The only steak have touched for the last several years has been the ones John grills for me. You want to have the best steak of your life, come over here and I'll have him grill you a New York Strip with his secret grilling marinade and you probably won't leave.
These bars appeal to these texture issues I have. The drier oatmeal base with the soft fudge center is really a great combo.
1 cup butter softened
2 cups packed brown sugar
3 cups quick cooking oats
2 1/2 cups all purpose flour
1 tsp. baking soda
1 tsp. salt
2 Tbls. vanilla extract, divided
1 (14 oz) can sweetened condensed milk
2 cups semi sweet chocolate chips
3 Tbls. butter
1/2 tsp. salt
1/2 cup sliced almonds
Preheat oven to 350 degrees.

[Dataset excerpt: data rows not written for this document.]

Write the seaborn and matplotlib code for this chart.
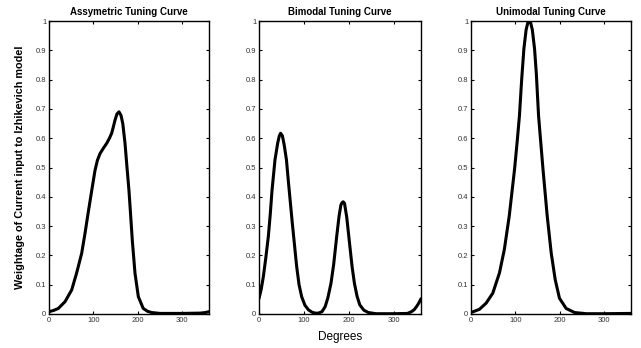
import matplotlib
matplotlib.use("Agg")
import matplotlib.pyplot as plt
import seaborn as sns
import pandas as pd

# Asymmetric tuning curve
asym_deg = [0, 10, 21, 36, 51, 62, 73.5, 81, 88.5, 96, 103.5, 109, 115, 122, 130, 136, 141,
            145, 148.6, 153, 157.5, 162, 166, 171, 175.5, 180, 184, 187.5, 193.5, 201, 212,
            222, 231, 250, 300, 340, 352, 360]
asym_val = [0.008, 0.012, 0.019, 0.042, 0.082, 0.139, 0.207, 0.275, 0.349, 0.42, 0.49, 0.525,
            0.548, 0.565, 0.583, 0.60, 0.617, 0.64, 0.662, 0.683, 0.69, 0.678, 0.65, 0.583,
            0.50, 0.42, 0.33, 0.25, 0.139, 0.059, 0.019, 0.009, 0.005, 0.002, 0.002, 0.003,
            0.005, 0.008]

# Bimodal tuning curve
bi_deg = [0, 5, 9.6, 15, 20.7, 25, 29, 35.5, 41.5, 45, 48, 52, 56, 61, 65, 74, 83.7, 89,
          94.8, 102, 110, 118, 125, 132, 140, 147, 153, 160, 166, 172.6, 178, 182, 184.5, 187,
          190, 195, 202, 207, 212, 218, 224, 233, 243, 260, 300, 330, 339, 345, 350, 355, 360]
bi_val = [0.053, 0.085, 0.127, 0.19, 0.264, 0.34, 0.423, 0.526, 0.583, 0.607, 0.617, 0.608,
          0.577, 0.526, 0.457, 0.31, 0.162, 0.10, 0.059, 0.03, 0.014, 0.006, 0.003, 0.003,
          0.008, 0.025, 0.055, 0.105, 0.17, 0.264, 0.335, 0.372, 0.38, 0.383, 0.378, 0.33,
          0.23, 0.16, 0.105, 0.06, 0.031, 0.013, 0.005, 0.001, 0.001, 0.002, 0.008, 0.015,
          0.025, 0.037, 0.052]

# Unimodal tuning curve
uni_deg = [0, 19, 34, 49, 64, 75, 86, 98, 104, 109, 114, 119, 124, 128, 131, 134, 138, 143,
           147, 152, 157, 162, 171.5, 180.5, 189.5, 199, 214, 233, 260, 300, 360]
uni_val = [0.005, 0.016, 0.037, 0.071, 0.14, 0.22, 0.334, 0.494, 0.59, 0.677, 0.80, 0.905,
           0.97, 0.995, 1.0, 0.995, 0.97, 0.905, 0.82, 0.677, 0.585, 0.494, 0.334, 0.208,
           0.117, 0.054, 0.019, 0.005, 0.001, 0.001, 0.002]

titles = ["Assymetric Tuning Curve", "Bimodal Tuning Curve", "Unimodal Tuning Curve"]
x_ticks = [0, 100, 200, 300]
y_ticks = [0, 0.1, 0.2, 0.3, 0.4, 0.5, 0.6, 0.7, 0.8, 0.9, 1]
y_tick_labels = ["0", "0.1", "0.2", "0.3", "0.4", "0.5", "0.6", "0.7", "0.8", "0.9", "1"]

sns.set_style("white")
plt.rcParams["font.family"] = ["Liberation Sans", "DejaVu Sans"]
plt.rcParams["text.color"] = "black"
plt.rcParams["axes.labelcolor"] = "black"

fig = plt.figure(figsize=(6.41, 3.48), dpi=100)
positions = [
    [49 / 641, 34 / 348, 160 / 641, 293 / 348],
    [259 / 641, 34 / 348, 162 / 641, 293 / 348],
    [471 / 641, 34 / 348, 160 / 641, 293 / 348],
]
series = [(asym_deg, asym_val), (bi_deg, bi_val), (uni_deg, uni_val)]

for i, (pos, (d, v), title) in enumerate(zip(positions, series, titles)):
    ax = fig.add_axes(pos)
    df = pd.DataFrame({"deg": d, "val": v})
    sns.lineplot(data=df, x="deg", y="val", ax=ax, color="black", linewidth=2.2)
    ax.set_xlim(0, 360)
    ax.set_ylim(0, 1)
    ax.set_xticks(x_ticks)
    ax.set_xticklabels([str(t) for t in x_ticks], fontsize=5.5, color="#333333")
    ax.set_yticks(y_ticks)
    ax.set_yticklabels(y_tick_labels, fontsize=5.5, color="#333333")
    ax.tick_params(direction="in", length=2.5, width=0.8, top=True, right=True,
                   bottom=True, left=True, pad=2, colors="black")
    for lab in ax.get_xticklabels() + ax.get_yticklabels():
        lab.set_color("#333333")
    for s in ax.spines.values():
        s.set_visible(True)
        s.set_color("black")
        s.set_linewidth(1.0)
    ax.set_title(title, fontsize=7, fontweight="bold", pad=4, color="black")
    ax.set_xlabel("")
    ax.set_ylabel("")
    if i == 0:
        ax.set_ylabel("Weightage of Current input to Izhikevich model", fontsize=7.8,
                      fontweight="bold", labelpad=8, color="black")
    if i == 1:
        ax.set_xlabel("Degrees", fontsize=8.5, labelpad=5, color="black")

fig.savefig("out.png", dpi=100)
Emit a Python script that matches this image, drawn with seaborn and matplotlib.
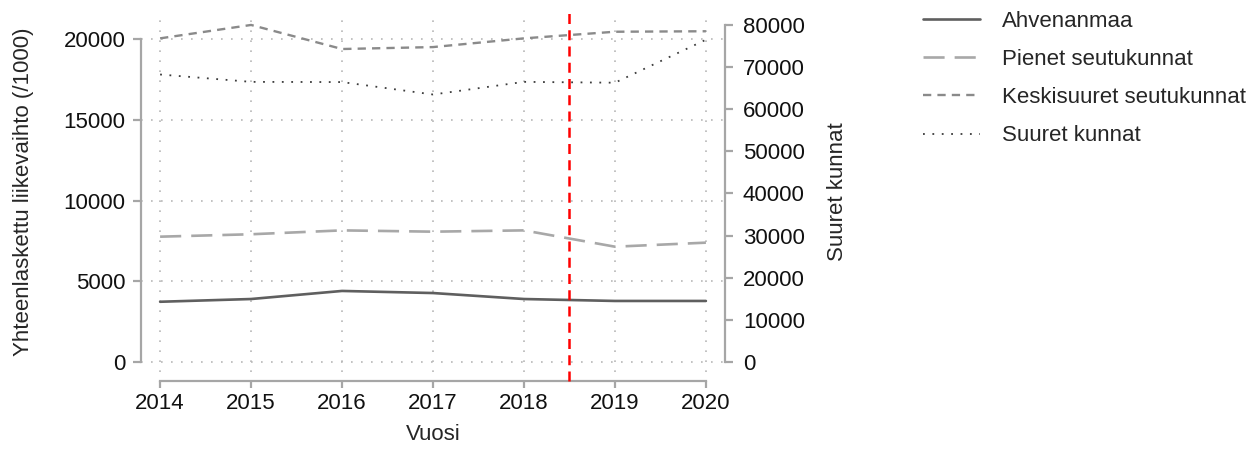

Lightly grease or spray 9 x 13 inch baking dish.
In large bowl, beat together 1 cup butter and brown sugar until fluffy. Mix in eggs and 1 tsp. vanilla. In another bowl, combine oats, flour, baking soda and 1 tsp. salt; stir into butter mixture. Set aside.
In a medium saucepan, heat sweetened condensed milk, chocolate chips, 3 Tbls. butter and 1/2 tsp. salt over low heat, stirring until smooth. Remove from heat. Stir in almonds and 1 tsp. vanilla.
Pat 2/3 of the oat mixture into the bottom of prepared pan. Spread chocolate mixture evenly over the top and dot with remaining oat mixture. (leaving some of the chocolate mixture exposed in places)
Bake for 30 - 35 minutes in preheated oven. Do not overbake! Let cool on wire rack, then cut into bars.